While many researchers, conservation practitioners and resource managers understand the reality of climate change they are often still challenged by what to do about it. Unfortunately, the complexity inherent to obtaining and correctly interpreting appropriate climate information as it applies to ecological systems can, in many instances, exacerbate this challenge. However understanding how to use climate data is not the only limiting factor in getting climate change adaptation implemented. The conservation community is also limited by its traditional conservation paradigm and a lack of empowerment to take risks in the face of purported uncertainty.
Results/Conclusions
Several examples exist of places where conservation practitioners have started the process of incorporating climate change adaptation into management, and lessons can be learned from those processes that can be applied to other locations.

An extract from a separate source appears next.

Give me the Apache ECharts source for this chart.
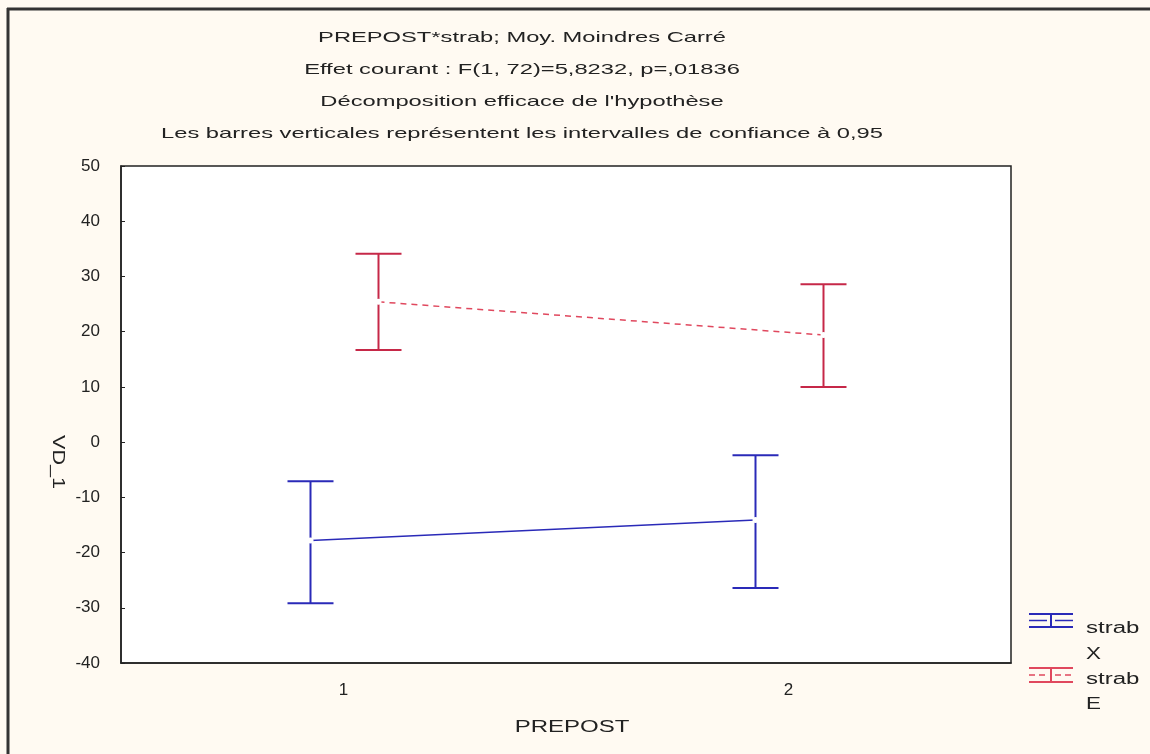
<!DOCTYPE html>
<html>
<head>
<meta charset="utf-8">
<script src="https://cdn.jsdelivr.net/npm/echarts@6/dist/echarts.min.js"></script>
<style>
  html, body { margin: 0; padding: 0; background: #fffaf2; }
  #chart { width: 1150px; height: 754px; }
</style>
</head>
<body>
<div id="chart"></div>
<script>
// PREPOST levels on the x axis
const categories = ['1', '2'];
const yTicks = { min: -40, max: 50, step: 10 };

// strab = X : least-squares means and 95% confidence limits
const meanX = [-17.8, -14.1];
const lowX = [-29.2, -26.4];
const highX = [-7.1, -2.4];

// strab = E : least-squares means and 95% confidence limits
const meanE = [25.4, 19.4];
const lowE = [16.7, 10.0];
const highE = [34.1, 28.6];

const titleLines = [
  'PREPOST*strab; Moy. Moindres Carré',
  'Effet courant : F(1, 72)=5,8232, p=,01836',
  'Décomposition efficace de l\'hypothèse',
  'Les barres verticales représentent les intervalles de confiance à 0,95'
];
const legendLabels = [['strab', 'X'], ['strab', 'E']];

const FONT = '"Liberation Sans", Arial, sans-serif';
const TICK_FONT = '"Liberation Sans", Arial, sans-serif';
const INK = '#222222';
const BLUE = '#2a2ab8';
const RED_BAR = '#c62848';
const RED_LINE = '#e0485e';

// one error-bar group per series, shifted sideways from the category tick
function groupSeries(name, means, lows, highs, dx, barColor, lineColor, dashed) {
  const rows = categories.map((c, i) => [i, means[i], lows[i], highs[i]]);
  return {
    type: 'custom',
    name: name,
    data: rows,
    z: 5,
    renderItem: function (params, api) {
      const i = api.value(0);
      const pMean = api.coord([i, api.value(1)]);
      const pLow = api.coord([i, api.value(2)]);
      const pHigh = api.coord([i, api.value(3)]);
      const x = pMean[0] + dx;
      const cap = 23;
      const children = [
        { type: 'line', shape: { x1: x, y1: pHigh[1], x2: x, y2: pLow[1] },
          style: { stroke: barColor, lineWidth: 2 } },
        { type: 'line', shape: { x1: x - cap, y1: pHigh[1], x2: x + cap, y2: pHigh[1] },
          style: { stroke: barColor, lineWidth: 2 } },
        { type: 'line', shape: { x1: x - cap, y1: pLow[1], x2: x + cap, y2: pLow[1] },
          style: { stroke: barColor, lineWidth: 2 } }
      ];
      // segment joining this mean to the next one
      if (i + 1 < rows.length) {
        const pNext = api.coord([i + 1, rows[i + 1][1]]);
        children.push({
          type: 'line',
          shape: { x1: x, y1: pMean[1], x2: pNext[0] + dx, y2: pNext[1] },
          style: { stroke: lineColor, lineWidth: 1.5, lineDash: dashed ? [6, 5] : null }
        });
      }
      children.push({ type: 'circle', shape: { cx: x, cy: pMean[1], r: 3 },
        style: { fill: '#ffffff' }, z2: 10 });
      return { type: 'group', children: children };
    }
  };
}

function legendIcon(x, yTop, yBot, color, dashed) {
  const yMid = (yTop + yBot) / 2;
  const xc = x + 22;
  return [
    { type: 'line', shape: { x1: x, y1: yTop, x2: x + 44, y2: yTop }, style: { stroke: color, lineWidth: 2 } },
    { type: 'line', shape: { x1: x, y1: yBot, x2: x + 44, y2: yBot }, style: { stroke: color, lineWidth: 2 } },
    { type: 'line', shape: { x1: xc, y1: yTop, x2: xc, y2: yBot }, style: { stroke: color, lineWidth: 2 } },
    { type: 'line', shape: { x1: x, y1: yMid, x2: xc - 4, y2: yMid },
      style: { stroke: color, lineWidth: 1.5, lineDash: dashed ? [6, 4] : null } },
    { type: 'line', shape: { x1: xc + 4, y1: yMid, x2: x + 44, y2: yMid },
      style: { stroke: color, lineWidth: 1.5, lineDash: dashed ? [6, 4] : null } }
  ];
}

// wide text, as printed by the original statistics package
function wideText(str, x, y, opts) {
  return {
    type: 'text', x: x, y: y,
    scaleX: opts.scaleX, rotation: opts.rotation || 0,
    style: {
      text: str, fontFamily: FONT, fontSize: opts.size, fontWeight: opts.weight || 'normal',
      fill: INK, align: opts.align || 'center', verticalAlign: 'middle'
    }
  };
}

const titleY = [38, 70, 102, 134];
const titleGraphics = titleLines.map((t, i) => wideText(t, 522, titleY[i], { size: 15, scaleX: 1.58 }));

const legendGraphics = [
  ...legendIcon(1029, 614, 627, BLUE, false),
  wideText(legendLabels[0][0], 1086, 629, { size: 16, scaleX: 1.5, align: 'left' }),
  wideText(legendLabels[0][1], 1086, 655, { size: 16, scaleX: 1.4, align: 'left' }),
  ...legendIcon(1029, 668, 682, RED_LINE, true),
  wideText(legendLabels[1][0], 1086, 680, { size: 16, scaleX: 1.5, align: 'left' }),
  wideText(legendLabels[1][1], 1086, 705, { size: 16, scaleX: 1.4, align: 'left' })
];

const chart = echarts.init(document.getElementById('chart'), null, { renderer: 'canvas' });

chart.setOption({
  backgroundColor: '#fffaf2',
  animation: false,
  grid: {
    left: 121, top: 166, right: 139, bottom: 91,
    show: true, backgroundColor: '#ffffff', borderColor: '#222', borderWidth: 1.5
  },
  xAxis: {
    type: 'category',
    data: categories,
    boundaryGap: true,
    axisLine: { onZero: false, lineStyle: { color: '#222', width: 1.5 } },
    axisTick: { inside: true, alignWithLabel: true, length: 4, lineStyle: { color: '#222' } },
    axisLabel: { fontFamily: TICK_FONT, fontSize: 17, color: INK, margin: 19 },
    splitLine: { show: false }
  },
  yAxis: {
    type: 'value',
    min: yTicks.min, max: yTicks.max, interval: yTicks.step,
    axisLine: { show: true, lineStyle: { color: '#222', width: 1.5 } },
    axisTick: { show: true, inside: true, length: 4, lineStyle: { color: '#222' } },
    axisLabel: { fontFamily: TICK_FONT, fontSize: 17, color: INK, margin: 21 },
    splitLine: { show: false }
  },
  series: [
    groupSeries('strab X', meanX, lowX, highX, -33, BLUE, BLUE, false),
    groupSeries('strab E', meanE, lowE, highE, 35, RED_BAR, RED_LINE, true)
  ],
  graphic: [
    // outer frame
    { type: 'line', shape: { x1: 7, y1: 9, x2: 1150, y2: 9 }, style: { stroke: '#333', lineWidth: 3 } },
    { type: 'line', shape: { x1: 8, y1: 8, x2: 8, y2: 754 }, style: { stroke: '#333', lineWidth: 3 } },
    ...titleGraphics,
    // axis titles
    wideText('PREPOST', 572, 728, { size: 16, scaleX: 1.5 }),
    wideText('VD_1', 57, 462, { size: 16, scaleX: 1.35, rotation: -Math.PI / 2 }),
    ...legendGraphics
  ]
});
</script>
</body>
</html>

In the turtle conservation is being revisited as nesting beaches and sea turtle demographics are threatened by rising seas and increasing temperatures. Rather than continuing to create protected areas for present nesting beaches, efforts are being made to identify beaches with greater elevation or available land behind them for natural migration, and coastal vegetation is being restored to both protect beaches from storm surge and lower sand temperatures which determine sea turtle hatchling sex. Other examples that will be described include marine zoning and land management. Finally the development of new adaptation tools, planning approaches and resources will be presented. The real challenge in climate change adaptation is not what information to use but how to start new creative conservation thinking and management implementation that could create more robust ecological function in the future.